## Required task
Below, find the line containing "Emit a Python" and the line containing "from matplotlib.colors import"; reproduce exactly those two and every line between them, omitting pictures.

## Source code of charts
*-*-*

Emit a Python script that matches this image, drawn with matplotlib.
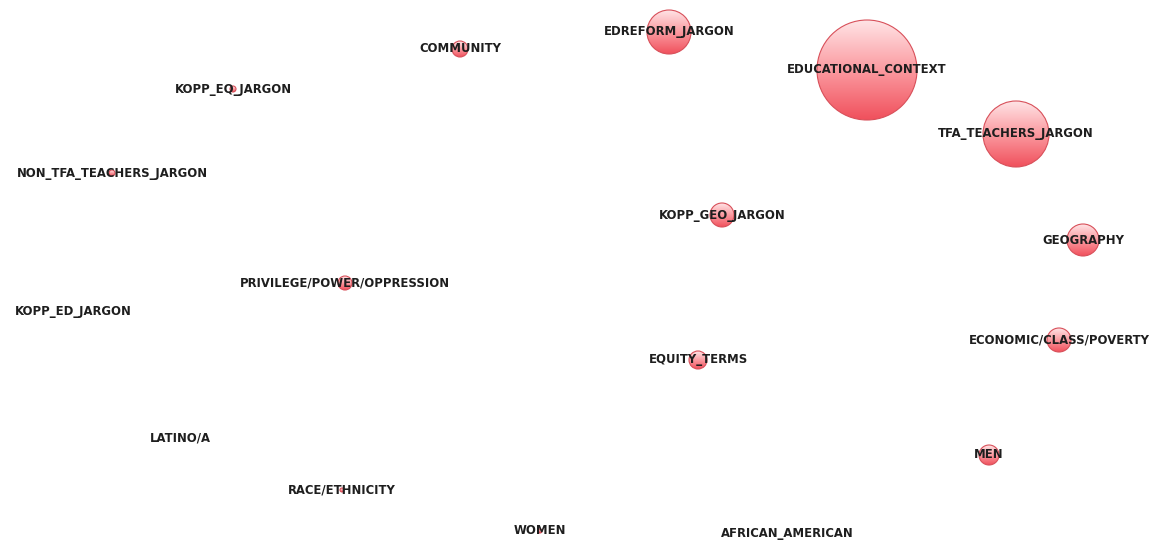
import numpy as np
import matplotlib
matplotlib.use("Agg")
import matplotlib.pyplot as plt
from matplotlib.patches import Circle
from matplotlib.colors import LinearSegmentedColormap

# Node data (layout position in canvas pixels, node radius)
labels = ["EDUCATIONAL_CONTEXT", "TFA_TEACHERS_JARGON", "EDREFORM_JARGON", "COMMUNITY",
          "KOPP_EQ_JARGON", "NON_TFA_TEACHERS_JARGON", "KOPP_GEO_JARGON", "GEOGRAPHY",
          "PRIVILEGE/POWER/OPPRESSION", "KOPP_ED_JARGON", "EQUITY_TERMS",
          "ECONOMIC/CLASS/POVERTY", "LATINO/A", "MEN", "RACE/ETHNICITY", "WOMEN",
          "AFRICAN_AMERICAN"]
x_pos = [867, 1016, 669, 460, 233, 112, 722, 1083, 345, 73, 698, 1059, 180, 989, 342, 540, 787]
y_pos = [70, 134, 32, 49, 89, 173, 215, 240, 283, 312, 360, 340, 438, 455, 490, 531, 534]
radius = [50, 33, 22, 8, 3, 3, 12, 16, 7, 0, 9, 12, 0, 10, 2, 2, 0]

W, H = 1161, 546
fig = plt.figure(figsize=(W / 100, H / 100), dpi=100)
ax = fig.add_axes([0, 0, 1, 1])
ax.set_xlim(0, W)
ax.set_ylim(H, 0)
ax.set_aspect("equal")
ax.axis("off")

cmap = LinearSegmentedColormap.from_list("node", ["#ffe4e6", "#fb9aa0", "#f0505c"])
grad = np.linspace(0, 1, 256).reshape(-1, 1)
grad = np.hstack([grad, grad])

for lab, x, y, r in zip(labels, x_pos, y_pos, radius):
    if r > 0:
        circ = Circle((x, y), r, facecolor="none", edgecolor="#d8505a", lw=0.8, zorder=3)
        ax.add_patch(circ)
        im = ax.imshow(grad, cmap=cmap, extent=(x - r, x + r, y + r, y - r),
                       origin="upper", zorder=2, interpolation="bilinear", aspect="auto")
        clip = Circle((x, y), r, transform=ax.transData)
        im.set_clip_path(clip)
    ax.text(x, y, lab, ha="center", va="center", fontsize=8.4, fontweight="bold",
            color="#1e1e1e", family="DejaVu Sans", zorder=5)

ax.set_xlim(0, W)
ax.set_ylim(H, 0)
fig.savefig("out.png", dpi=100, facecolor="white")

*-*-*

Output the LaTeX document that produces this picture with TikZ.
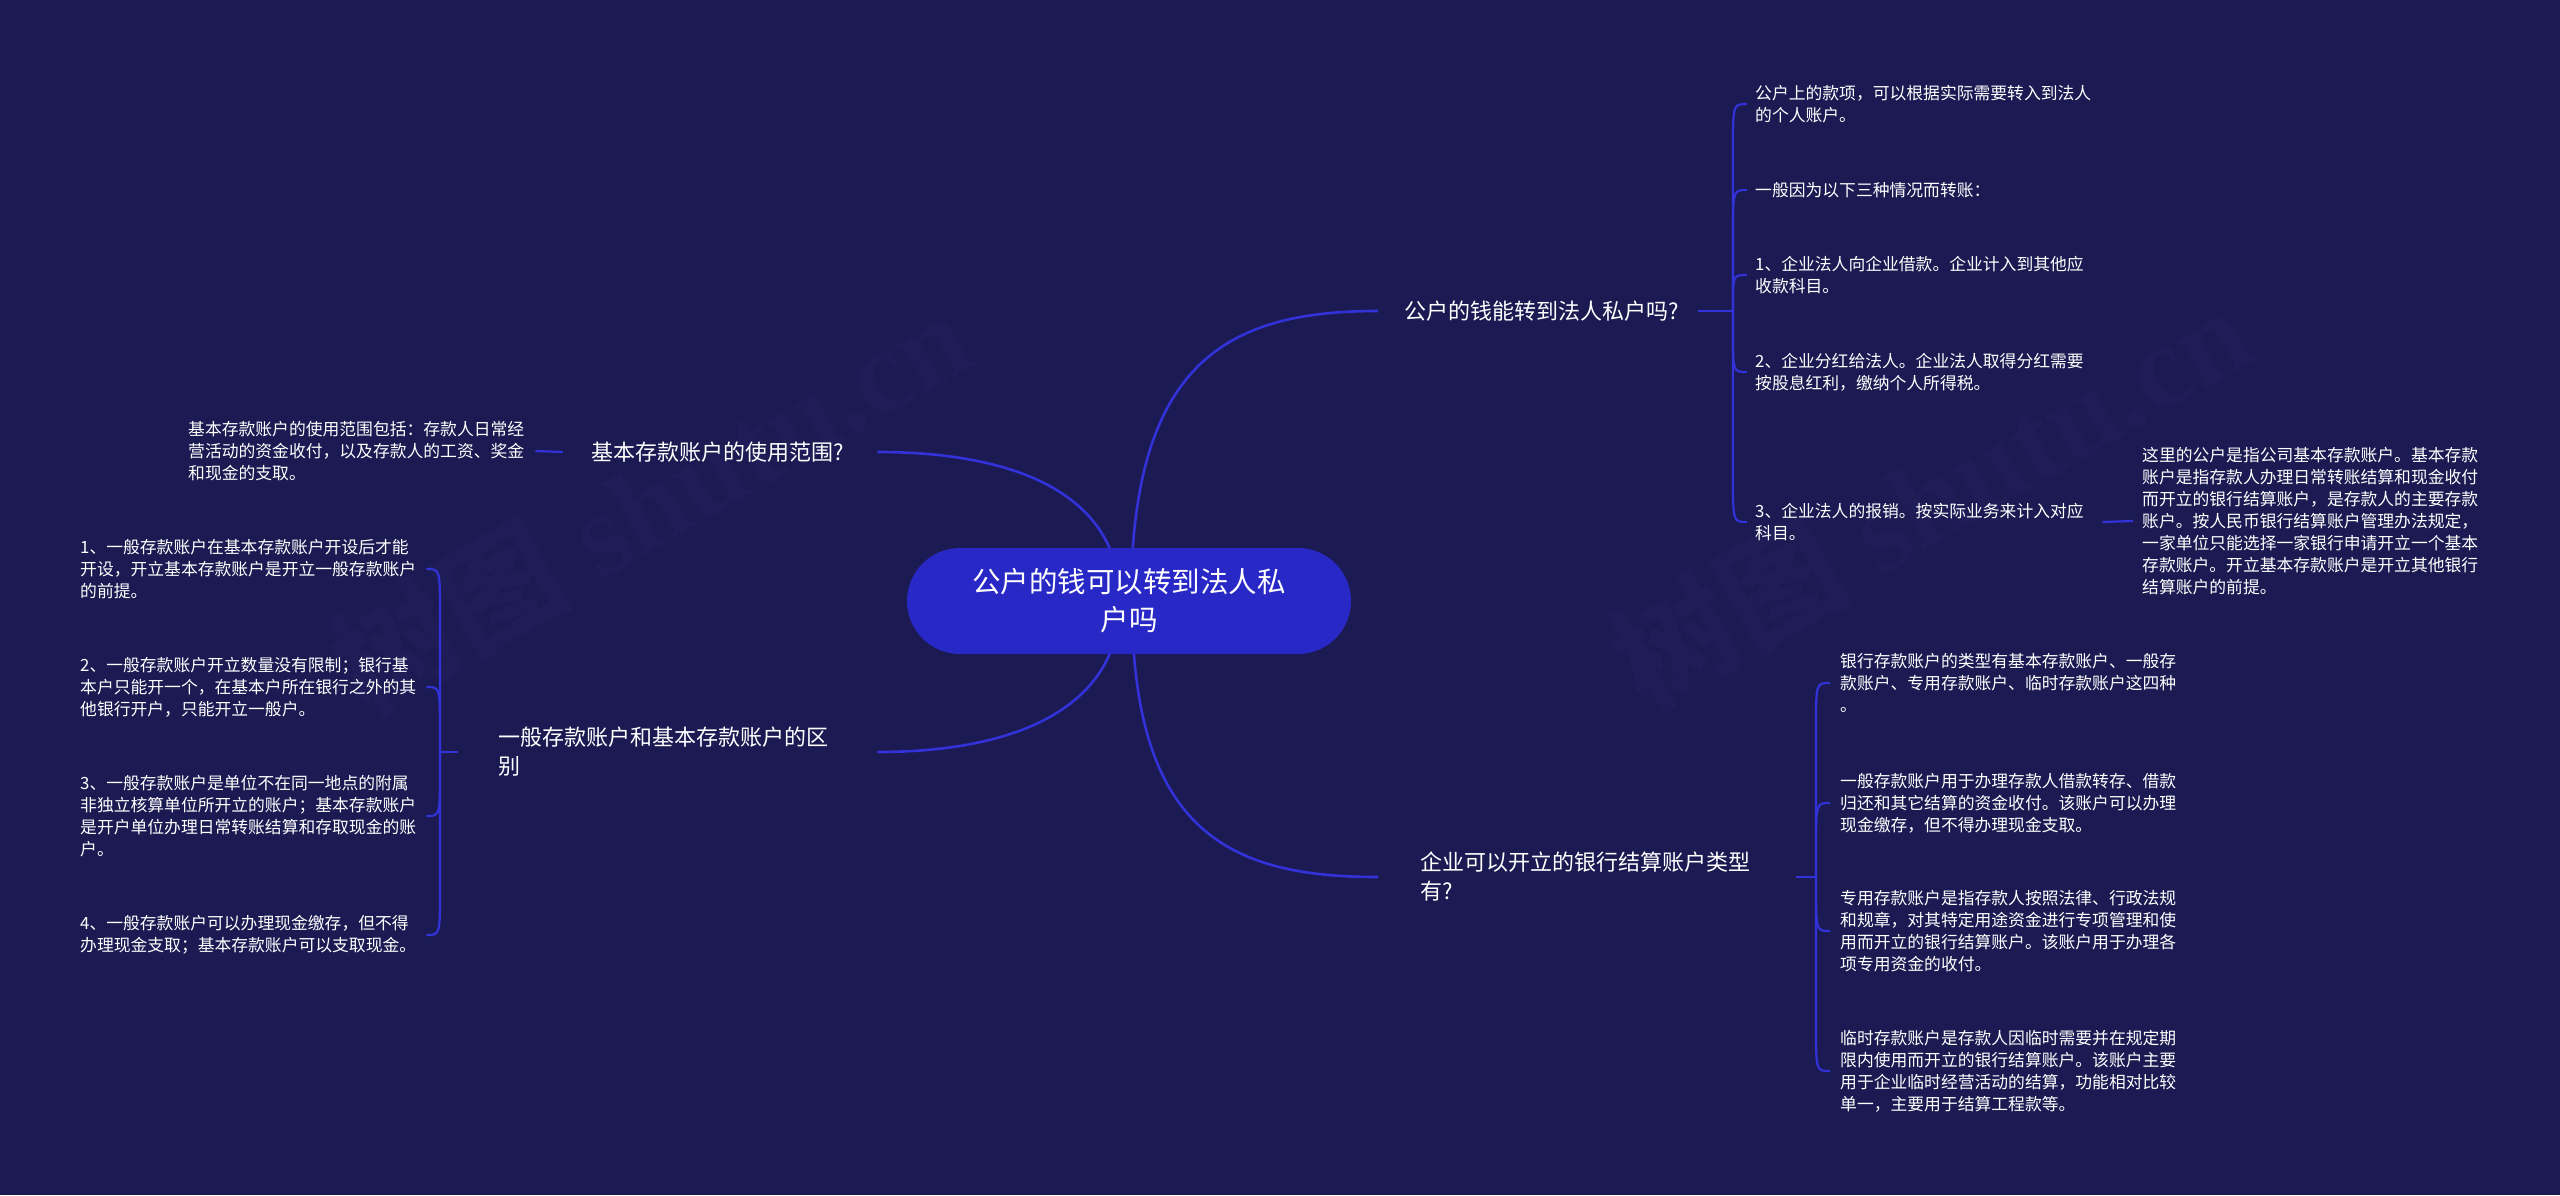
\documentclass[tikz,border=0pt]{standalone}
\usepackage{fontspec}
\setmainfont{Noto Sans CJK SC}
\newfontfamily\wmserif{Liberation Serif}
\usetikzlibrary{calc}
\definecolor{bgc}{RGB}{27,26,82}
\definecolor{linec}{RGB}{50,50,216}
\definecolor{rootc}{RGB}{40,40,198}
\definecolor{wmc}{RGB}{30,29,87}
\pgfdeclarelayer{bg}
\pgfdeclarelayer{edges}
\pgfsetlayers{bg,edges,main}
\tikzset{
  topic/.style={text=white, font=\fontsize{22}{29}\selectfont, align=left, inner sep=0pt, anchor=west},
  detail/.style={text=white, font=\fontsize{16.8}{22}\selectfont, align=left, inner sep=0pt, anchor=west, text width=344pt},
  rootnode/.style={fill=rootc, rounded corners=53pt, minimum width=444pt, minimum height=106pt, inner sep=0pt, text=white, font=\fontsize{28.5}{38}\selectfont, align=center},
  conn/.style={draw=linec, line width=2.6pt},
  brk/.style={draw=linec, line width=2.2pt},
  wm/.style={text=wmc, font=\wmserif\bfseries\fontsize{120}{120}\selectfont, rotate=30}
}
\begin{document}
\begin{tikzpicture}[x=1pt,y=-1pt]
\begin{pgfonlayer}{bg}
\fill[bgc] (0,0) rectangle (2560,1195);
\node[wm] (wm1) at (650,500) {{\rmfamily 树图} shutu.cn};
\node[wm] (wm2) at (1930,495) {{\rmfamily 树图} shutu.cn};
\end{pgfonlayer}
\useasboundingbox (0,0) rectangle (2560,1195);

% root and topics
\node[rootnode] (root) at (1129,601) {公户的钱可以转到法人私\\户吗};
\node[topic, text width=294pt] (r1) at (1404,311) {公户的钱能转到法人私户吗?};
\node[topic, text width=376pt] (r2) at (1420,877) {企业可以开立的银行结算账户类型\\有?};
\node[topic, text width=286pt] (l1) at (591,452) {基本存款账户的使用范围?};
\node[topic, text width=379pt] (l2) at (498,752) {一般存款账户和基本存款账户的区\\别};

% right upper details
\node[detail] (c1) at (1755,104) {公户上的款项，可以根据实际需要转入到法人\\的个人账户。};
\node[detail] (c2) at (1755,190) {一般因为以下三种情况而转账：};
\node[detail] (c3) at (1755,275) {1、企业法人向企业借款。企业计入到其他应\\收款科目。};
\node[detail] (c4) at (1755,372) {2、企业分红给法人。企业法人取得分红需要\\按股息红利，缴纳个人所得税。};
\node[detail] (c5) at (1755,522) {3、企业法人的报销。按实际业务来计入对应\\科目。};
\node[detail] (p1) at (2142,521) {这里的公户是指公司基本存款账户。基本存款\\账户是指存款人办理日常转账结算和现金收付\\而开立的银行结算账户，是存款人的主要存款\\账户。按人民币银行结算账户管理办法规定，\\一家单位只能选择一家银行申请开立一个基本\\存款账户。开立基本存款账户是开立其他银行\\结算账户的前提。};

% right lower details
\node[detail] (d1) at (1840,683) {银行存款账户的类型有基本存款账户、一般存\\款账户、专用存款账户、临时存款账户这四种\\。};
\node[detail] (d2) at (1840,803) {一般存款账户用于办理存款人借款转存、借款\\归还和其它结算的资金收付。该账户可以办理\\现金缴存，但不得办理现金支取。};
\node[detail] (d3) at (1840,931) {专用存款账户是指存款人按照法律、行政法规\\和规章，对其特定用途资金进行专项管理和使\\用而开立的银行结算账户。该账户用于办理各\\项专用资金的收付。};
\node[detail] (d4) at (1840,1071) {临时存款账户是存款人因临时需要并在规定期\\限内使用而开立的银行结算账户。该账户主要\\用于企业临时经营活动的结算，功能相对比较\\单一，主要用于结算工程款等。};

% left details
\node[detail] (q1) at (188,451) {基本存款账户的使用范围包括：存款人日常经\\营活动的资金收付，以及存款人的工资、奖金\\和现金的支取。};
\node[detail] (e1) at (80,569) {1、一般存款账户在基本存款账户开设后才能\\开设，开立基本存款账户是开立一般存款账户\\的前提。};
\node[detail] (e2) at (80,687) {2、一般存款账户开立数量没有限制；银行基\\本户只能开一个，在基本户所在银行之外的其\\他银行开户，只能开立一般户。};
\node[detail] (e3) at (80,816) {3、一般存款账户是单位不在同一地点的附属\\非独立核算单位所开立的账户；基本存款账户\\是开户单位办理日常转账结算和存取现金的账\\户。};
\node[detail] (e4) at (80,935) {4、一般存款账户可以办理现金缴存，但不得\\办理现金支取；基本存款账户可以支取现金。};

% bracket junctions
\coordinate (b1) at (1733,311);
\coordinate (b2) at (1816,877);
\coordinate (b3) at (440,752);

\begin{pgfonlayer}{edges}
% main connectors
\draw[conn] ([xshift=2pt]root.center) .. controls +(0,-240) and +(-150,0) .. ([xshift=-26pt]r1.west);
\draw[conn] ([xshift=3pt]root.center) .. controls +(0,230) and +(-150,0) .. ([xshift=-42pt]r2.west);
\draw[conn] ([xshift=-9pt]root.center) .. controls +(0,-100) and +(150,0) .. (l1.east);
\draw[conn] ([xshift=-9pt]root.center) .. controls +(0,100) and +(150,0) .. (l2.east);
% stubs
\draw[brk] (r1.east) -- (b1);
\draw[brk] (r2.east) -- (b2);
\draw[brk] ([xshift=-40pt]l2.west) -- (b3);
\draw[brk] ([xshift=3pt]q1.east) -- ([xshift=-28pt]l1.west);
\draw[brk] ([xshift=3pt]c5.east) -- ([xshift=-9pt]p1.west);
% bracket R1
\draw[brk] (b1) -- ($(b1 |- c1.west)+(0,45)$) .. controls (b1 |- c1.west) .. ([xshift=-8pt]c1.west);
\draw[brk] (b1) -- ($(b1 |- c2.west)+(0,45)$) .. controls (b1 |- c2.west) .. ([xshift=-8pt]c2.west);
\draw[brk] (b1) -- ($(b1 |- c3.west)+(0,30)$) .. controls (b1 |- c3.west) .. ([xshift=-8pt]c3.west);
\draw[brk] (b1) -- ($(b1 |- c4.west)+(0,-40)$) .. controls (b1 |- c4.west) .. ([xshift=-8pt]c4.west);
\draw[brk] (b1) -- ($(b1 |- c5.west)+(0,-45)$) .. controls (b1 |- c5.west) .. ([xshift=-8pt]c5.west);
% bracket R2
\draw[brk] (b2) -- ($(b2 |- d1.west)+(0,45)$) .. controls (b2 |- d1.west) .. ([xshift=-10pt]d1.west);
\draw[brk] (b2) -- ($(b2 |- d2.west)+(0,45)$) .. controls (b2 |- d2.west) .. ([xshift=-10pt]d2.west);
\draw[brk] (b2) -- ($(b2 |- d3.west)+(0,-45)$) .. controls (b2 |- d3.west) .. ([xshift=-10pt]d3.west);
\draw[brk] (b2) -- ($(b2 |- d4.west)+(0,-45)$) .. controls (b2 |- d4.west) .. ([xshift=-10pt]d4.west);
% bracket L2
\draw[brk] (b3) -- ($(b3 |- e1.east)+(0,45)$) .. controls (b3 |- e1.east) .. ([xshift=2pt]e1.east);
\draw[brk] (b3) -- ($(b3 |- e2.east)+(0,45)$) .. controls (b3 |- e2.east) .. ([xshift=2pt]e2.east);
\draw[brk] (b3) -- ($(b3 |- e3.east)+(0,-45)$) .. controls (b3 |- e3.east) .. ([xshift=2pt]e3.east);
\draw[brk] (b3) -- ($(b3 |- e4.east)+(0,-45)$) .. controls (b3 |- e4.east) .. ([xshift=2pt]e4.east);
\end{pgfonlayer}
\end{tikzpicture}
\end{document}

*-*-*

## Complete answer
Emit a Python script that matches this image, drawn with matplotlib.
import numpy as np
import matplotlib
matplotlib.use("Agg")
import matplotlib.pyplot as plt
from matplotlib.patches import Circle
from matplotlib.colors import LinearSegmentedColormap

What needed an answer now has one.